__Exercise instructions__: Exactly as written, write out the lines below from the first to the one containing "(0,0) rectangle (1151,659);", inclusive. Pictures do not belong in the copy.

##### Provided material #####

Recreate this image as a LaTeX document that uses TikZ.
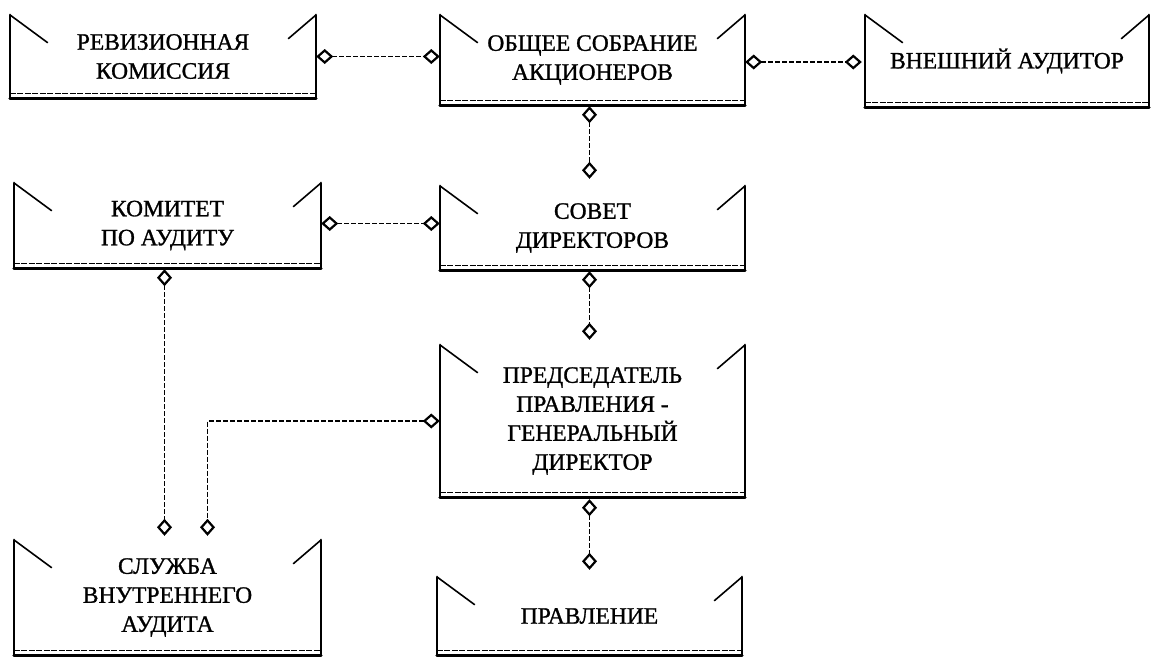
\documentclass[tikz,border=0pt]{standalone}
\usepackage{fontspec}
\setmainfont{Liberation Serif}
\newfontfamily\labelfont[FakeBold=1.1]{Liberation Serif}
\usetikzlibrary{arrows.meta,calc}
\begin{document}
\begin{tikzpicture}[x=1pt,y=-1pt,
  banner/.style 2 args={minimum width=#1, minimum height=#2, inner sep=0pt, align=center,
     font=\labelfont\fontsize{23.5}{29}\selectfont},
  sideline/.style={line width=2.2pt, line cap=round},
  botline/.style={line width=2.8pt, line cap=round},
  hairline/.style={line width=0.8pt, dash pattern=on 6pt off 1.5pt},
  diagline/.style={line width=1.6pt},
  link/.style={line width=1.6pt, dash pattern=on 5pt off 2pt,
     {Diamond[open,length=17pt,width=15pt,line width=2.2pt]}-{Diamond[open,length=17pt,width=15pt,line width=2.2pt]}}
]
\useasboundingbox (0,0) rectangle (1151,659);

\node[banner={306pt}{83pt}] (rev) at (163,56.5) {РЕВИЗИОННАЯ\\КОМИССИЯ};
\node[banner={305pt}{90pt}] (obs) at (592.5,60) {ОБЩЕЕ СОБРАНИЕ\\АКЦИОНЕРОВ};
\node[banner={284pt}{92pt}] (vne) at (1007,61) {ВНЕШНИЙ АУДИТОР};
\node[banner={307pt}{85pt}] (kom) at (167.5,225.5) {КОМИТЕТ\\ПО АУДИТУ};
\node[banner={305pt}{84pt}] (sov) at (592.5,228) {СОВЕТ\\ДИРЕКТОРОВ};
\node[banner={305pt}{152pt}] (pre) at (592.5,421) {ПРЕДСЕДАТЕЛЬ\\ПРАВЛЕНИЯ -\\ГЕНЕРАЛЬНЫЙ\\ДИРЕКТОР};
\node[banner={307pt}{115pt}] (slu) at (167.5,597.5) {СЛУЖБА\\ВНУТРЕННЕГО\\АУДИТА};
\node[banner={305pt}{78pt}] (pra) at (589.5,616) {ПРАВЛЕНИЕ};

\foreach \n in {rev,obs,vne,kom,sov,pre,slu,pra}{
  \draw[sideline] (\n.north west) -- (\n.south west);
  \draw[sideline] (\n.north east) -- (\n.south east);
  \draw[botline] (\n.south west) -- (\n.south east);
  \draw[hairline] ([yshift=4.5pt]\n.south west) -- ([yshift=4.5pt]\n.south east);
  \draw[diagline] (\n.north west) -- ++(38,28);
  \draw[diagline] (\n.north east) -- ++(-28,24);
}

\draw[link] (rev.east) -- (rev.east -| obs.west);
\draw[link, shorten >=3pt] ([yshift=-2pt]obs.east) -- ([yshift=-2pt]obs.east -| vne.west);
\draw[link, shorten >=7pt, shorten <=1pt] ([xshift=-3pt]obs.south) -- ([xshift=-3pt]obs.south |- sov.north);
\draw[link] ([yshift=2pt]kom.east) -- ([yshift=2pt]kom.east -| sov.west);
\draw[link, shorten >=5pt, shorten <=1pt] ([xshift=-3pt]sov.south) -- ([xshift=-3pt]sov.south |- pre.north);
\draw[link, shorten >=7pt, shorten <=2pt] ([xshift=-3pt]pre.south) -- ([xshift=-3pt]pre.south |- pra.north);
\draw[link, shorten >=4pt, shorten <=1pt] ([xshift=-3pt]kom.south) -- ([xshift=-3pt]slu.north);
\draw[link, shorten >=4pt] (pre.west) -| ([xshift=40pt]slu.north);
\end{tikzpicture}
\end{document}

#####

__Reply to the task__:
Recreate this image as a LaTeX document that uses TikZ.
\documentclass[tikz,border=0pt]{standalone}
\usepackage{fontspec}
\setmainfont{Liberation Serif}
\newfontfamily\labelfont[FakeBold=1.1]{Liberation Serif}
\usetikzlibrary{arrows.meta,calc}
\begin{document}
\begin{tikzpicture}[x=1pt,y=-1pt,
  banner/.style 2 args={minimum width=#1, minimum height=#2, inner sep=0pt, align=center,
     font=\labelfont\fontsize{23.5}{29}\selectfont},
  sideline/.style={line width=2.2pt, line cap=round},
  botline/.style={line width=2.8pt, line cap=round},
  hairline/.style={line width=0.8pt, dash pattern=on 6pt off 1.5pt},
  diagline/.style={line width=1.6pt},
  link/.style={line width=1.6pt, dash pattern=on 5pt off 2pt,
     {Diamond[open,length=17pt,width=15pt,line width=2.2pt]}-{Diamond[open,length=17pt,width=15pt,line width=2.2pt]}}
]
\useasboundingbox (0,0) rectangle (1151,659);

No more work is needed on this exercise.